- Work to be completed: What is the count of lines that hold the word "chart"? Give only the number.

- Stored data:
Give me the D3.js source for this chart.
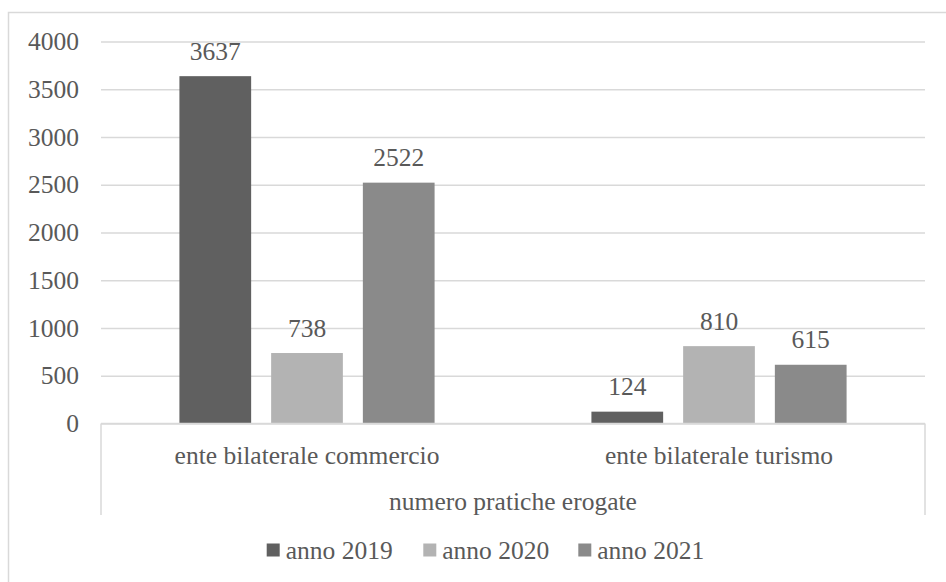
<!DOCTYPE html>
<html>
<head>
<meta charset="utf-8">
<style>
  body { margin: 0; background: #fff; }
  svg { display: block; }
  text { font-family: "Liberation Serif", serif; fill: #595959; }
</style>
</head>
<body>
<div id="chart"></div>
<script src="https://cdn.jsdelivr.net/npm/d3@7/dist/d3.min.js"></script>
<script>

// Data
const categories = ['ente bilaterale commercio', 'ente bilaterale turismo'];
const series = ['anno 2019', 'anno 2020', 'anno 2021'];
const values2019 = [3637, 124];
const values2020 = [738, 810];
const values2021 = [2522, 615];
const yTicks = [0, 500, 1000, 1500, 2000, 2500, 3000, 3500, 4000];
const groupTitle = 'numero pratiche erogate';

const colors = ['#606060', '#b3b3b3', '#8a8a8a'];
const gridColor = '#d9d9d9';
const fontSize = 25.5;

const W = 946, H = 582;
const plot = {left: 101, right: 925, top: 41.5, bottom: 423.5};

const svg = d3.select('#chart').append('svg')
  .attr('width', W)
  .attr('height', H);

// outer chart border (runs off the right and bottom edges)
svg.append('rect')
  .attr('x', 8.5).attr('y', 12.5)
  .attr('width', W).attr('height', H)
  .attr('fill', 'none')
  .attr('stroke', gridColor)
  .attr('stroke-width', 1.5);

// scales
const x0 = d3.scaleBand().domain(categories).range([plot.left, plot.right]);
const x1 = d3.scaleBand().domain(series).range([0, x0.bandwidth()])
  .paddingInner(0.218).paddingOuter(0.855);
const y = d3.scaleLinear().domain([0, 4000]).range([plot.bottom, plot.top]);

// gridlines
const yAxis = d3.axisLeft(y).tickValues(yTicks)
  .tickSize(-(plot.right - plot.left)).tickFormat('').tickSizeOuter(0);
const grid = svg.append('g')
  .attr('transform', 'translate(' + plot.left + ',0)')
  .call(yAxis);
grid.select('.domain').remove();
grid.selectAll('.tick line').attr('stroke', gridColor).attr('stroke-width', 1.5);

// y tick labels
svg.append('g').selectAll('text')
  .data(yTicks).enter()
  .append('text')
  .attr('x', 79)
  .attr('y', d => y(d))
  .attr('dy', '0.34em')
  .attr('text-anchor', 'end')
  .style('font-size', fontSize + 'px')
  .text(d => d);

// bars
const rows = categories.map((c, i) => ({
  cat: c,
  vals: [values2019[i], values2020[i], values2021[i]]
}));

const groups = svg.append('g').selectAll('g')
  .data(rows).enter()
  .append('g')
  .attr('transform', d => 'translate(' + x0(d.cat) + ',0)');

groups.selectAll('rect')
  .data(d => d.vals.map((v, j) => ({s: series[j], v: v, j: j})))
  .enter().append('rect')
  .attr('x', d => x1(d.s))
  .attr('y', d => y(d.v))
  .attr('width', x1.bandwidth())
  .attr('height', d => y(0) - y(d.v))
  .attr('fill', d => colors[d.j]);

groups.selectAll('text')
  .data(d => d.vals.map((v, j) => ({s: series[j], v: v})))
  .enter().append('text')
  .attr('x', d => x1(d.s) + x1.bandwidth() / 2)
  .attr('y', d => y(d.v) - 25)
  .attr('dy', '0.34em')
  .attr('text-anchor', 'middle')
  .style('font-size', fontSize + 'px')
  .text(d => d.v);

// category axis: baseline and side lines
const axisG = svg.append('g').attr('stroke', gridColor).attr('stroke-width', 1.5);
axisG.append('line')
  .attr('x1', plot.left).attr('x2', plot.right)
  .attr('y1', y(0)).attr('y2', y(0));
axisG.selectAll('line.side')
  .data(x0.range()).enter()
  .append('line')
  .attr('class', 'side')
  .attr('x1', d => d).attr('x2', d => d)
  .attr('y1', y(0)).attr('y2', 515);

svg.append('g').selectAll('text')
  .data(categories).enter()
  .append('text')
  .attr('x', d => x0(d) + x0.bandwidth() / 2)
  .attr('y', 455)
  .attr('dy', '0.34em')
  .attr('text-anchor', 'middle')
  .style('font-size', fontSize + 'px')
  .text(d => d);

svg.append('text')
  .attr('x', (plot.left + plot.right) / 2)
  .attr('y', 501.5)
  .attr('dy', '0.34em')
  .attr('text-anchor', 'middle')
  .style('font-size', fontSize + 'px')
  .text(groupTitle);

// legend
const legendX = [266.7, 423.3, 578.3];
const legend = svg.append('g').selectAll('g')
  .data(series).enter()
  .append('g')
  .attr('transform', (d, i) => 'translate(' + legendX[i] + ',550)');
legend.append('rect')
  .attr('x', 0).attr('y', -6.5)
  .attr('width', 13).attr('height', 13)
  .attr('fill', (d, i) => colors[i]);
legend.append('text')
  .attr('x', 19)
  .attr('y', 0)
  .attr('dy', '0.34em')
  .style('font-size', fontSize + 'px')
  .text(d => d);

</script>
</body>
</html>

- Answer below: 4